During the visit, Kim will meet major property developers in India, including DLF, and discuss cooperation.

On Jan. 1, Kim will hold an ancestor-memorial service with employees and return home. On Jan. 2, Kim will hold the opening ceremony for the year at the company’s headquarters in Seoul.

“Kim will visit the remote construction sites because the top priority of his management philosophy is to encourage employees in remote areas though it comes at a sensitive time as work is underway for the company’s merger and acquisition,” an official at Ssangyong Engineering said. “In particular, there is no appropriate accommodation at this year’s destination. So, Kim will sleep and eat together with employees at the site’s temporary lodgings and hear about their difficulties.”
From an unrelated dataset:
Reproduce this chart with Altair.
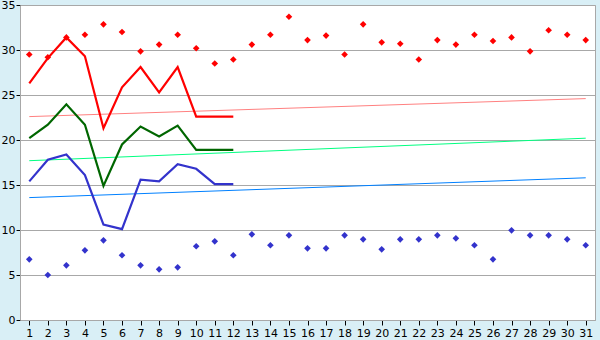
import altair as alt
import pandas as pd

days = list(range(1, 32))

max_points = [29.5, 29.2, 31.4, 31.7, 32.85, 32.0, 29.85, 30.6, 31.7, 30.2,
              28.5, 28.95, 30.6, 31.7, 33.7, 31.1, 31.6, 29.5, 32.85, 30.85,
              30.7, 28.95, 31.1, 30.6, 31.7, 31.0, 31.4, 29.85, 32.2, 31.7, 31.1]
min_points = [6.74, 5.0, 6.07, 7.74, 8.85, 7.19, 6.07, 5.63, 5.85, 8.19,
              8.74, 7.19, 9.52, 8.3, 9.41, 7.96, 7.96, 9.41, 8.96, 7.85,
              8.96, 8.96, 9.41, 9.07, 8.3, 6.74, 9.96, 9.41, 9.41, 8.96, 8.3]

line_days = list(range(1, 13))
red_line = [26.3, 29.1, 31.4, 29.3, 21.3, 25.85, 28.1, 25.3, 28.1, 22.6, 22.6, 22.6]
green_line = [20.2, 21.7, 23.96, 21.7, 14.9, 19.5, 21.5, 20.4, 21.6, 18.9, 18.9, 18.9]
blue_line = [15.4, 17.8, 18.4, 16.1, 10.6, 10.1, 15.6, 15.4, 17.3, 16.8, 15.1, 15.1]

trend_days = [1, 31]
red_trend = [22.6, 24.6]
green_trend = [17.7, 20.2]
blue_trend = [13.6, 15.8]

x_scale = alt.Scale(domain=[0.5, 31.5], nice=False, zero=False)
y_scale = alt.Scale(domain=[0, 35], nice=False)

x_axis = alt.Axis(values=days, title=None, grid=False, tickColor="black", tickSize=5,
                  domainColor="#a8a8a8", labelFontSize=11, labelColor="black",
                  labelFont="DejaVu Sans", labelPadding=2)
y_axis = alt.Axis(values=[0, 5, 10, 15, 20, 25, 30, 35], title=None, grid=True,
                  gridColor="#a8a8a8", tickColor="black", tickSize=4,
                  domainColor="#a8a8a8", labelFontSize=11, labelColor="black",
                  labelFont="DejaVu Sans", labelPadding=1)

def line_layer(xs, ys, color, width):
    df = pd.DataFrame({"day": xs, "v": ys})
    return alt.Chart(df).mark_line(color=color, strokeWidth=width, interpolate="linear").encode(
        x=alt.X("day:Q", scale=x_scale, axis=x_axis),
        y=alt.Y("v:Q", scale=y_scale, axis=y_axis),
    )

def point_layer(xs, ys, color):
    df = pd.DataFrame({"day": xs, "v": ys})
    return alt.Chart(df).mark_point(shape="diamond", filled=True, size=44, color=color, opacity=1).encode(
        x=alt.X("day:Q", scale=x_scale, axis=x_axis),
        y=alt.Y("v:Q", scale=y_scale, axis=y_axis),
    )

chart = alt.layer(
    line_layer(trend_days, red_trend, "#ff8080", 1),
    line_layer(trend_days, green_trend, "#00ff80", 1),
    line_layer(trend_days, blue_trend, "#0080ff", 1),
    line_layer(line_days, red_line, "#ff0000", 2.2),
    line_layer(line_days, green_line, "#006600", 2.2),
    line_layer(line_days, blue_line, "#3333cc", 2.2),
    point_layer(days, max_points, "#ff0000"),
    point_layer(days, min_points, "#3333cc"),
).properties(
    width=575, height=315,
    padding={"left": 20, "top": 5, "right": 5, "bottom": 20},
    autosize=alt.AutoSizeParams(type="none"),
    background="#d9eff6",
).configure_view(fill="white", stroke="#a8a8a8", strokeWidth=1)

chart.save("out.html", embed_options={"renderer": "svg", "actions": False})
Since 1983, when Kim took the top job at Ssangyong Engineering, he has visited foreign construction sites every Chuseok full-moon harvest and New Year holiday seasons. In 1992, when he visited a plant construction site in Iran, he took five flights a day. In the 1986 visit to 10 construction sites in three nations, he spent 54 hours in planes and vehicles during the 72-hour trip.

Such on-site management practices helped Ssangyong Engineering win a $700 million order to build the Marina Bay Sands Hotel last September, marking the biggest-ever foreign construction contract in the 40-year history of the Korean construction industry.

From the beginning, Kim had played a leading role to win the order. When a high-ranking official from the client got sick and didn’t show up in a meeting with Kim in Singapore, Kim personally visited the official’s home and cheered him up. In the wake of the visit, Ssangyong Engineering and the client built a solid relationship and eventually helped the company win the order.